* [EXERCISE DIRECTIONS]
Transcribe the listing exactly, leaving out every picture.

┏━━

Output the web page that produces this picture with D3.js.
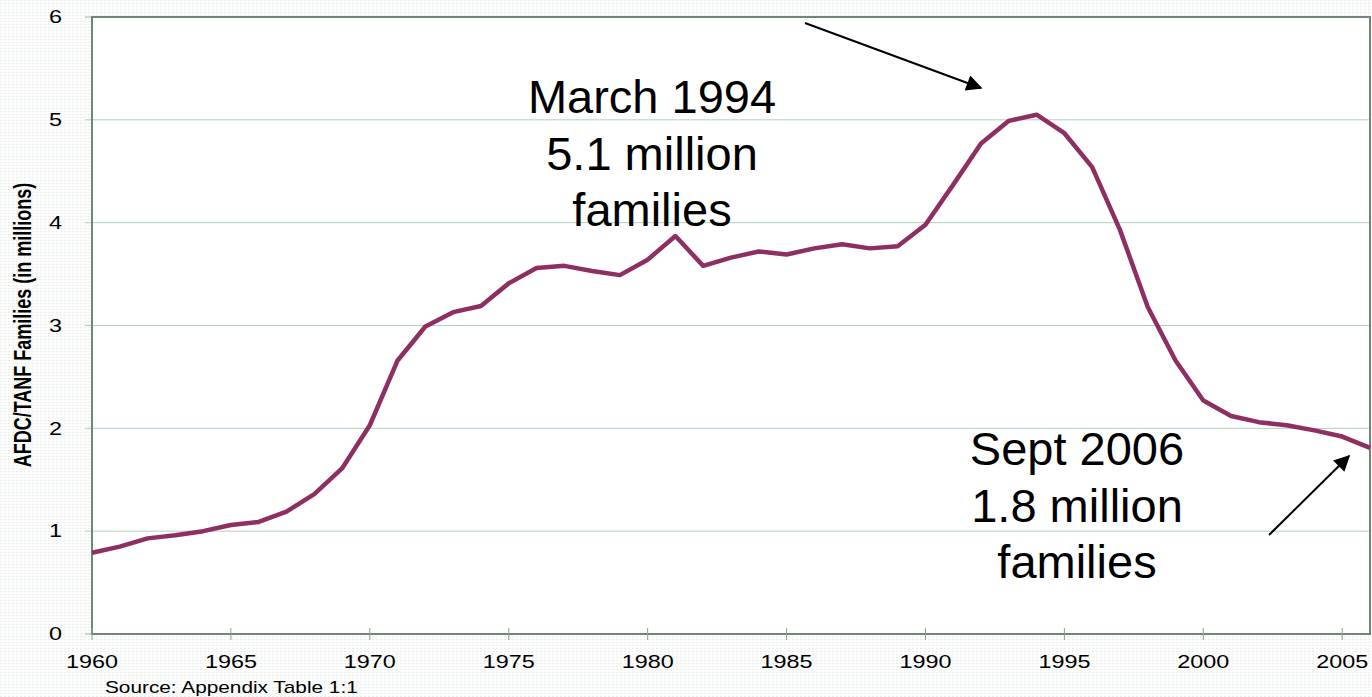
<!DOCTYPE html>
<html>
<head>
<meta charset="utf-8">
<script src="https://cdn.jsdelivr.net/npm/d3@7"></script>
<style>
  body { margin: 0; background: #fff; }
  svg { display: block; font-family: Arial, "Liberation Sans", sans-serif; }
</style>
</head>
<body>
<svg id="chart"></svg>
<script>
// AFDC/TANF caseload, yearly, millions of families
var years = [1960, 1961, 1962, 1963, 1964, 1965, 1966, 1967, 1968, 1969,
             1970, 1971, 1972, 1973, 1974, 1975, 1976, 1977, 1978, 1979,
             1980, 1981, 1982, 1983, 1984, 1985, 1986, 1987, 1988, 1989,
             1990, 1991, 1992, 1993, 1994, 1995, 1996, 1997, 1998, 1999,
             2000, 2001, 2002, 2003, 2004, 2005, 2006];
var families = [0.79, 0.85, 0.93, 0.96, 1.00, 1.06, 1.09, 1.19, 1.36, 1.61,
                2.03, 2.66, 2.99, 3.13, 3.19, 3.41, 3.56, 3.58, 3.53, 3.49,
                3.64, 3.87, 3.58, 3.66, 3.72, 3.69, 3.75, 3.79, 3.75, 3.77,
                3.98, 4.37, 4.77, 4.99, 5.05, 4.87, 4.54, 3.93, 3.18, 2.66,
                2.27, 2.12, 2.06, 2.03, 1.98, 1.92, 1.81];
var xTicks = [1960, 1965, 1970, 1975, 1980, 1985, 1990, 1995, 2000, 2005];
var yTicks = [0, 1, 2, 3, 4, 5, 6];
var peakNote = ["March 1994", "5.1 million", "families"];
var endNote = ["Sept 2006", "1.8 million", "families"];

var width = 1372, height = 697;
var margin = { top: 17, left: 92, bottom: 63, right: 2 };
var stretch = 1.3; // chart text was pasted in horizontally stretched

var svg = d3.select("#chart").attr("width", width).attr("height", height);

// faint dotted slide background
var defs = svg.append("defs");
var pat = defs.append("pattern")
    .attr("id", "dots").attr("width", 4).attr("height", 3)
    .attr("patternUnits", "userSpaceOnUse");
pat.append("rect").attr("width", 4).attr("height", 3).attr("fill", "#fbfcfb");
pat.append("rect").attr("x", 0).attr("y", 0).attr("width", 2).attr("height", 1).attr("fill", "#e8f0ea");
defs.append("marker")
    .attr("id", "arrow").attr("viewBox", "0 0 10 10")
    .attr("refX", 9).attr("refY", 5)
    .attr("markerWidth", 9).attr("markerHeight", 8)
    .attr("markerUnits", "strokeWidth")
    .attr("orient", "auto")
  .append("path").attr("d", "M0,0 L10,5 L0,10 z").attr("fill", "#000");

svg.append("rect").attr("width", width).attr("height", height).attr("fill", "url(#dots)");

var x = d3.scaleLinear().domain([1960, 2006]).range([margin.left, width - margin.right]);
var y = d3.scaleLinear().domain([0, 6]).range([height - margin.bottom, margin.top]);

// plot area
svg.append("rect")
    .attr("x", x(1960)).attr("y", y(6))
    .attr("width", x(2006) - x(1960)).attr("height", y(0) - y(6))
    .attr("fill", "#fff");

// gridlines (extend left as y ticks)
svg.append("g").selectAll("line")
    .data(yTicks.slice(1, -1))
    .enter().append("line")
    .attr("x1", x(1960) - 7).attr("x2", x(2006))
    .attr("y1", function(d) { return y(d); })
    .attr("y2", function(d) { return y(d); })
    .attr("stroke", "#b3d0b8").attr("stroke-width", 1);

svg.append("g").selectAll("line")
    .data([0, 6])
    .enter().append("line")
    .attr("x1", x(1960) - 7).attr("x2", x(1960))
    .attr("y1", function(d) { return y(d); })
    .attr("y2", function(d) { return y(d); })
    .attr("stroke", "#9fb6a4").attr("stroke-width", 1);

// border box
svg.append("rect")
    .attr("x", x(1960)).attr("y", y(6))
    .attr("width", x(2006) - x(1960)).attr("height", y(0) - y(6))
    .attr("fill", "none").attr("stroke", "#6f8676").attr("stroke-width", 2);

// x ticks
svg.append("g").selectAll("line")
    .data(xTicks)
    .enter().append("line")
    .attr("x1", function(d) { return x(d); })
    .attr("x2", function(d) { return x(d); })
    .attr("y1", y(0) - 6).attr("y2", y(0) + 6)
    .attr("stroke", "#8aa090").attr("stroke-width", 1);

svg.append("g").selectAll("text")
    .data(xTicks)
    .enter().append("text")
    .attr("transform", function(d) { return "translate(" + x(d) + ",668) scale(" + stretch + ",1)"; })
    .attr("text-anchor", "middle")
    .style("font-size", "18px")
    .attr("fill", "#000")
    .text(function(d) { return d; });

svg.append("g").selectAll("text")
    .data(yTicks)
    .enter().append("text")
    .attr("transform", function(d) { return "translate(62," + y(d) + ") scale(" + stretch + ",1)"; })
    .attr("dy", "0.35em")
    .attr("text-anchor", "end")
    .style("font-size", "18px")
    .attr("fill", "#000")
    .text(function(d) { return d; });

svg.append("text")
    .attr("transform", "translate(31,325) scale(" + stretch + ",1) rotate(-90)")
    .attr("text-anchor", "middle")
    .style("font-size", "18px")
    .style("font-weight", "bold")
    .text("AFDC/TANF Families (in millions)");

svg.append("text")
    .attr("transform", "translate(105,693) scale(" + stretch + ",1)")
    .style("font-size", "16px")
    .text("Source: Appendix Table 1:1");

// caseload line
var line = d3.line()
    .x(function(d, i) { return x(years[i]); })
    .y(function(d) { return y(d); });

svg.append("path")
    .datum(families)
    .attr("fill", "none")
    .attr("stroke", "#8e2f63")
    .attr("stroke-width", 4.5)
    .attr("stroke-linejoin", "round")
    .attr("d", line);

// annotations
function note(lines, cx, baseY) {
    svg.append("g").selectAll("text")
        .data(lines)
        .enter().append("text")
        .attr("x", cx)
        .attr("y", function(d, i) { return baseY + i * 56.5; })
        .attr("text-anchor", "middle")
        .style("font-size", "47px")
        .attr("fill", "#000")
        .text(function(d) { return d; });
}
note(peakNote, 652, 113);
note(endNote, 1077, 465);

svg.append("line")
    .attr("x1", 805).attr("y1", 23).attr("x2", 981).attr("y2", 88)
    .attr("stroke", "#000").attr("stroke-width", 2)
    .attr("marker-end", "url(#arrow)");
svg.append("line")
    .attr("x1", 1269).attr("y1", 535).attr("x2", 1349).attr("y2", 456)
    .attr("stroke", "#000").attr("stroke-width", 2)
    .attr("marker-end", "url(#arrow)");
</script>
</body>
</html>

┗━━

* [TASK OUTPUT]
Output the web page that produces this picture with D3.js.
<!DOCTYPE html>
<html>
<head>
<meta charset="utf-8">
<script src="https://cdn.jsdelivr.net/npm/d3@7"></script>
<style>
  body { margin: 0; background: #fff; }
  svg { display: block; font-family: Arial, "Liberation Sans", sans-serif; }
</style>
</head>
<body>
<svg id="chart"></svg>
<script>
// AFDC/TANF caseload, yearly, millions of families
var years = [1960, 1961, 1962, 1963, 1964, 1965, 1966, 1967, 1968, 1969,
             1970, 1971, 1972, 1973, 1974, 1975, 1976, 1977, 1978, 1979,
             1980, 1981, 1982, 1983, 1984, 1985, 1986, 1987, 1988, 1989,
             1990, 1991, 1992, 1993, 1994, 1995, 1996, 1997, 1998, 1999,
             2000, 2001, 2002, 2003, 2004, 2005, 2006];
var families = [0.79, 0.85, 0.93, 0.96, 1.00, 1.06, 1.09, 1.19, 1.36, 1.61,
                2.03, 2.66, 2.99, 3.13, 3.19, 3.41, 3.56, 3.58, 3.53, 3.49,
                3.64, 3.87, 3.58, 3.66, 3.72, 3.69, 3.75, 3.79, 3.75, 3.77,
                3.98, 4.37, 4.77, 4.99, 5.05, 4.87, 4.54, 3.93, 3.18, 2.66,
                2.27, 2.12, 2.06, 2.03, 1.98, 1.92, 1.81];
var xTicks = [1960, 1965, 1970, 1975, 1980, 1985, 1990, 1995, 2000, 2005];
var yTicks = [0, 1, 2, 3, 4, 5, 6];
var peakNote = ["March 1994", "5.1 million", "families"];
var endNote = ["Sept 2006", "1.8 million", "families"];

var width = 1372, height = 697;
var margin = { top: 17, left: 92, bottom: 63, right: 2 };
var stretch = 1.3; // chart text was pasted in horizontally stretched

var svg = d3.select("#chart").attr("width", width).attr("height", height);

// faint dotted slide background
var defs = svg.append("defs");
var pat = defs.append("pattern")
    .attr("id", "dots").attr("width", 4).attr("height", 3)
    .attr("patternUnits", "userSpaceOnUse");
pat.append("rect").attr("width", 4).attr("height", 3).attr("fill", "#fbfcfb");
pat.append("rect").attr("x", 0).attr("y", 0).attr("width", 2).attr("height", 1).attr("fill", "#e8f0ea");
defs.append("marker")
    .attr("id", "arrow").attr("viewBox", "0 0 10 10")
    .attr("refX", 9).attr("refY", 5)
    .attr("markerWidth", 9).attr("markerHeight", 8)
    .attr("markerUnits", "strokeWidth")
    .attr("orient", "auto")
  .append("path").attr("d", "M0,0 L10,5 L0,10 z").attr("fill", "#000");

svg.append("rect").attr("width", width).attr("height", height).attr("fill", "url(#dots)");

var x = d3.scaleLinear().domain([1960, 2006]).range([margin.left, width - margin.right]);
var y = d3.scaleLinear().domain([0, 6]).range([height - margin.bottom, margin.top]);

// plot area
svg.append("rect")
    .attr("x", x(1960)).attr("y", y(6))
    .attr("width", x(2006) - x(1960)).attr("height", y(0) - y(6))
    .attr("fill", "#fff");

// gridlines (extend left as y ticks)
svg.append("g").selectAll("line")
    .data(yTicks.slice(1, -1))
    .enter().append("line")
    .attr("x1", x(1960) - 7).attr("x2", x(2006))
    .attr("y1", function(d) { return y(d); })
    .attr("y2", function(d) { return y(d); })
    .attr("stroke", "#b3d0b8").attr("stroke-width", 1);

svg.append("g").selectAll("line")
    .data([0, 6])
    .enter().append("line")
    .attr("x1", x(1960) - 7).attr("x2", x(1960))
    .attr("y1", function(d) { return y(d); })
    .attr("y2", function(d) { return y(d); })
    .attr("stroke", "#9fb6a4").attr("stroke-width", 1);

// border box
svg.append("rect")
    .attr("x", x(1960)).attr("y", y(6))
    .attr("width", x(2006) - x(1960)).attr("height", y(0) - y(6))
    .attr("fill", "none").attr("stroke", "#6f8676").attr("stroke-width", 2);

// x ticks
svg.append("g").selectAll("line")
    .data(xTicks)
    .enter().append("line")
    .attr("x1", function(d) { return x(d); })
    .attr("x2", function(d) { return x(d); })
    .attr("y1", y(0) - 6).attr("y2", y(0) + 6)
    .attr("stroke", "#8aa090").attr("stroke-width", 1);

svg.append("g").selectAll("text")
    .data(xTicks)
    .enter().append("text")
    .attr("transform", function(d) { return "translate(" + x(d) + ",668) scale(" + stretch + ",1)"; })
    .attr("text-anchor", "middle")
    .style("font-size", "18px")
    .attr("fill", "#000")
    .text(function(d) { return d; });

svg.append("g").selectAll("text")
    .data(yTicks)
    .enter().append("text")
    .attr("transform", function(d) { return "translate(62," + y(d) + ") scale(" + stretch + ",1)"; })
    .attr("dy", "0.35em")
    .attr("text-anchor", "end")
    .style("font-size", "18px")
    .attr("fill", "#000")
    .text(function(d) { return d; });

svg.append("text")
    .attr("transform", "translate(31,325) scale(" + stretch + ",1) rotate(-90)")
    .attr("text-anchor", "middle")
    .style("font-size", "18px")
    .style("font-weight", "bold")
    .text("AFDC/TANF Families (in millions)");

svg.append("text")
    .attr("transform", "translate(105,693) scale(" + stretch + ",1)")
    .style("font-size", "16px")
    .text("Source: Appendix Table 1:1");

// caseload line
var line = d3.line()
    .x(function(d, i) { return x(years[i]); })
    .y(function(d) { return y(d); });

svg.append("path")
    .datum(families)
    .attr("fill", "none")
    .attr("stroke", "#8e2f63")
    .attr("stroke-width", 4.5)
    .attr("stroke-linejoin", "round")
    .attr("d", line);

// annotations
function note(lines, cx, baseY) {
    svg.append("g").selectAll("text")
        .data(lines)
        .enter().append("text")
        .attr("x", cx)
        .attr("y", function(d, i) { return baseY + i * 56.5; })
        .attr("text-anchor", "middle")
        .style("font-size", "47px")
        .attr("fill", "#000")
        .text(function(d) { return d; });
}
note(peakNote, 652, 113);
note(endNote, 1077, 465);

svg.append("line")
    .attr("x1", 805).attr("y1", 23).attr("x2", 981).attr("y2", 88)
    .attr("stroke", "#000").attr("stroke-width", 2)
    .attr("marker-end", "url(#arrow)");
svg.append("line")
    .attr("x1", 1269).attr("y1", 535).attr("x2", 1349).attr("y2", 456)
    .attr("stroke", "#000").attr("stroke-width", 2)
    .attr("marker-end", "url(#arrow)");
</script>
</body>
</html>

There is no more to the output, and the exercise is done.